My favorite of the bunch, though, is Gideon the Ninth. In that one, the protagonist, Gideon, agrees to become the cavalier – essentially the protector – of another young woman named Harrow, who’s travelling to another planet to use her powers as a necromancer to compete and serve under the Emperor of their galaxy. I love this book the most because Gideon herself is ridiculous. She spends her time reading naughty comic books, cracking sex jokes at all the other self-important characters, and complaining about the fact that she has to fight with a rapier instead of her preferred longsword. Beyond just being badass and funny, though, the author also allows Gideon to be kind and considerate and big-hearted.
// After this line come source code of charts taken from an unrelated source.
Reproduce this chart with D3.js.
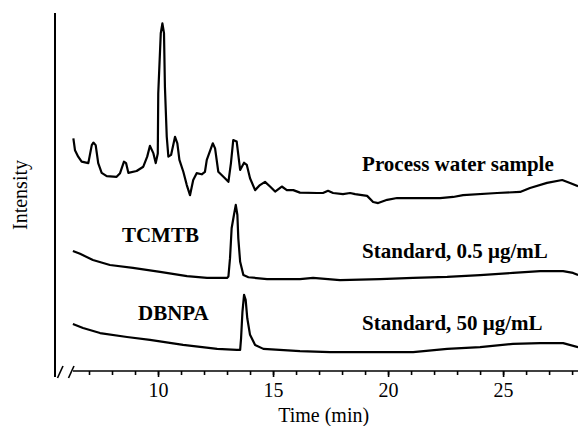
<!DOCTYPE html>
<html>
<head>
<meta charset="utf-8">
<script src="https://cdn.jsdelivr.net/npm/d3@7"></script>
<style>
  body { margin: 0; background: #fff; }
  svg { display: block; font-family: "Liberation Serif", "Times New Roman", serif; }
</style>
</head>
<body>
<svg id="chart" width="578" height="426"></svg>
<script>
// retention time (min) and intensity (arbitrary, traces stacked)
const waterTime = [6.32, 6.39, 6.53, 6.68, 6.97, 7.12, 7.19, 7.29, 7.40, 7.55, 7.77, 8.20, 8.35, 8.52, 8.61, 8.71, 9.07, 9.36, 9.53, 9.65, 9.80, 9.90, 9.99, 10.01, 10.12, 10.19, 10.26, 10.30, 10.38, 10.45, 10.57, 10.74, 10.84, 10.93, 11.10, 11.25, 11.39, 11.53, 11.68, 11.90, 12.04, 12.12, 12.38, 12.48, 12.62, 12.91, 13.06, 13.17, 13.27, 13.42, 13.57, 13.74, 13.86, 14.00, 14.22, 14.43, 14.65, 14.87, 15.09, 15.38, 15.60, 15.88, 16.17, 16.91, 17.17, 17.39, 17.61, 18.04, 18.35, 18.57, 19.09, 19.35, 19.57, 19.96, 20.39, 20.96, 21.52, 22.26, 22.83, 23.26, 24.74, 25.74, 26.17, 26.91, 27.57, 27.91, 28.26]
const waterInt = [65.2, 61.9, 60.1, 58.7, 58.3, 63.3, 64.0, 63.3, 58.3, 55.6, 54.7, 54.5, 55.5, 58.7, 58.3, 55.6, 56.1, 57.3, 60.1, 63.1, 61.0, 58.3, 61.0, 77.7, 94.4, 97.1, 94.4, 79.5, 65.6, 60.1, 60.6, 65.6, 63.8, 59.2, 55.9, 52.2, 49.4, 53.6, 55.5, 55.2, 55.9, 59.2, 63.8, 62.4, 55.9, 54.1, 53.1, 58.3, 64.7, 64.3, 56.4, 58.4, 57.8, 54.1, 50.8, 52.2, 53.1, 51.8, 50.4, 51.8, 50.8, 50.8, 50.1, 50.0, 50.0, 50.6, 50.0, 49.7, 50.0, 49.7, 49.2, 47.5, 47.2, 48.1, 48.6, 48.6, 48.6, 48.6, 48.9, 49.4, 50.0, 50.3, 51.4, 52.8, 53.6, 52.8, 51.9]

const tcmtbTime = [6.30, 6.61, 7.17, 7.91, 8.91, 10.09, 11.26, 12.13, 13.00, 13.06, 13.13, 13.20, 13.30, 13.38, 13.45, 13.49, 13.57, 13.71, 13.93, 14.74, 16.17, 16.74, 17.91, 19.65, 21.09, 22.57, 24.00, 25.43, 26.61, 27.61, 28.04, 28.26]
const tcmtbInt = [33.9, 33.1, 31.4, 30.0, 29.2, 28.1, 26.9, 26.4, 26.4, 26.8, 31.9, 40.2, 43.9, 46.7, 43.9, 37.4, 30.9, 27.2, 26.6, 26.1, 26.1, 26.4, 25.8, 26.1, 26.4, 26.7, 27.2, 27.8, 28.3, 28.3, 27.8, 27.2]

const dbnpaTime = [6.30, 6.74, 7.48, 8.65, 9.65, 11.09, 12.57, 13.43, 13.57, 13.61, 13.67, 13.74, 13.81, 13.88, 14.00, 14.22, 14.58, 16.17, 17.48, 19.65, 21.09, 22.57, 24.00, 25.43, 26.61, 27.61, 28.26]
const dbnpaInt = [13.6, 12.5, 11.1, 10.0, 9.2, 7.8, 6.7, 6.4, 6.4, 9.6, 17.0, 21.7, 20.3, 15.2, 10.6, 7.8, 6.7, 6.1, 5.8, 5.8, 5.8, 6.7, 7.2, 8.1, 8.3, 8.3, 7.2]

const majorTicks = [10, 15, 20, 25]
const minorTicks = d3.range(7, 29)

const traces = [
  { name: "Process water sample", time: waterTime, value: waterInt },
  { name: "Standard, 0.5 \u03bcg/mL", time: tcmtbTime, value: tcmtbInt },
  { name: "Standard, 50 \u03bcg/mL", time: dbnpaTime, value: dbnpaInt }
]

const svg = d3.select("#chart")

const x = d3.scaleLinear().domain([5.5, 28.3]).range([54.5, 579])
const y = d3.scaleLinear().domain([0, 100]).range([373, 13])
const axisY = 371

const line = d3.line()
  .x(d => x(d[0]))
  .y(d => y(d[1]))

svg.selectAll(".trace")
  .data(traces)
  .enter()
  .append("path")
  .attr("class", "trace")
  .attr("d", d => line(d.time.map((t, i) => [t, d.value[i]])))
  .attr("fill", "none")
  .attr("stroke", "#000")
  .attr("stroke-width", 2.2)
  .attr("stroke-linejoin", "round")

// y axis, no ticks
svg.append("line")
  .attr("x1", 55).attr("x2", 55)
  .attr("y1", 13).attr("y2", 377)
  .attr("stroke", "#000")
  .attr("stroke-width", 2)

// x axis: minor + major ticks
var gx = svg.append("g").attr("transform", "translate(0," + axisY + ")")

gx.append("g")
  .call(d3.axisBottom(x).tickValues(minorTicks).tickSize(4).tickFormat(""))
  .call(g => g.select(".domain").remove())

gx.append("g")
  .call(d3.axisBottom(x).tickValues(majorTicks).tickSize(6).tickFormat(d3.format("d")))
  .call(g => g.select(".domain").remove())
  .call(g => g.selectAll("text")
    .attr("y", 26).attr("dy", 0)
    .style("font-size", "20px")
    .style("font-family", "Liberation Serif, serif"))

gx.selectAll(".tick line").attr("stroke-width", 1.6)

gx.append("line")
  .attr("x1", 73).attr("x2", 578)
  .attr("stroke", "#000")
  .attr("stroke-width", 1.7)

// axis break marks
gx.selectAll(".brk")
  .data([57.5, 68.5])
  .enter()
  .append("line")
  .attr("class", "brk")
  .attr("x1", d => d).attr("y1", 7)
  .attr("x2", d => d + 5.5).attr("y2", -5)
  .attr("stroke", "#000")
  .attr("stroke-width", 1.6)

svg.append("text")
  .attr("x", x(17.2))
  .attr("y", 422)
  .attr("text-anchor", "middle")
  .style("font-size", "20px")
  .text("Time (min)")

svg.append("text")
  .attr("transform", "translate(27,195) rotate(-90)")
  .attr("text-anchor", "middle")
  .style("font-size", "20px")
  .text("Intensity")

// trace labels
var labels = [
  { text: traces[0].name, t: 18.87, v: 56.1 },
  { text: traces[1].name, t: 18.87, v: 31.9 },
  { text: traces[2].name, t: 18.87, v: 11.9 },
  { text: "TCMTB", t: 8.43, v: 36.4 },
  { text: "DBNPA", t: 9.13, v: 14.7 }
]

svg.selectAll(".lbl")
  .data(labels)
  .enter()
  .append("text")
  .attr("class", "lbl")
  .attr("x", d => x(d.t))
  .attr("y", d => y(d.v))
  .style("font-size", "21px")
  .style("font-weight", "bold")
  .text(d => d.text)
</script>
</body>
</html>
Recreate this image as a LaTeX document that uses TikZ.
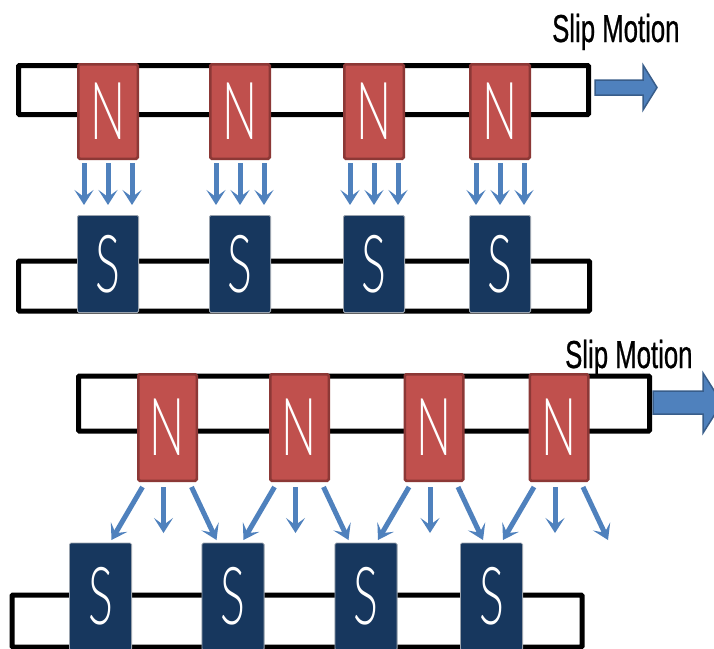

She agrees to be Harrow’s cavalier because she truly cares about her, and it is ultimately that softer side of Gideon, her ability to care more than her ability to swing a sword, that saves the day.

I love the fact that Gideon is ridiculous because I’m that way, too. She’s allowed to be all of those things while simultaneously having an enormous crush on Harrow. When I read all three of those books, I experience the adrenaline rush of things I love about science fiction, like the space battles or the giant creatures, and I also finally see myself on the page. I grew up faster intellectually than I ever did emotionally, and now, I am finally learning self-acceptance and compassion, through the stories of protagonists I see myself in.

My diet of both types of science fiction — all the classic books I consumed as a young teenager as well as the contemporary sci-fi I’m now reading as a young adult — have been integral to my development as a reader, writer, and person. I value them both, but in different ways. Though, perhaps evidenced by the way I can gush about Cas, Danny, and Gideon, when I find myself lost and in need of something to pick me up when I’m down, I find myself turning to them more. I’m still, in many ways, growing up between the pages of those books.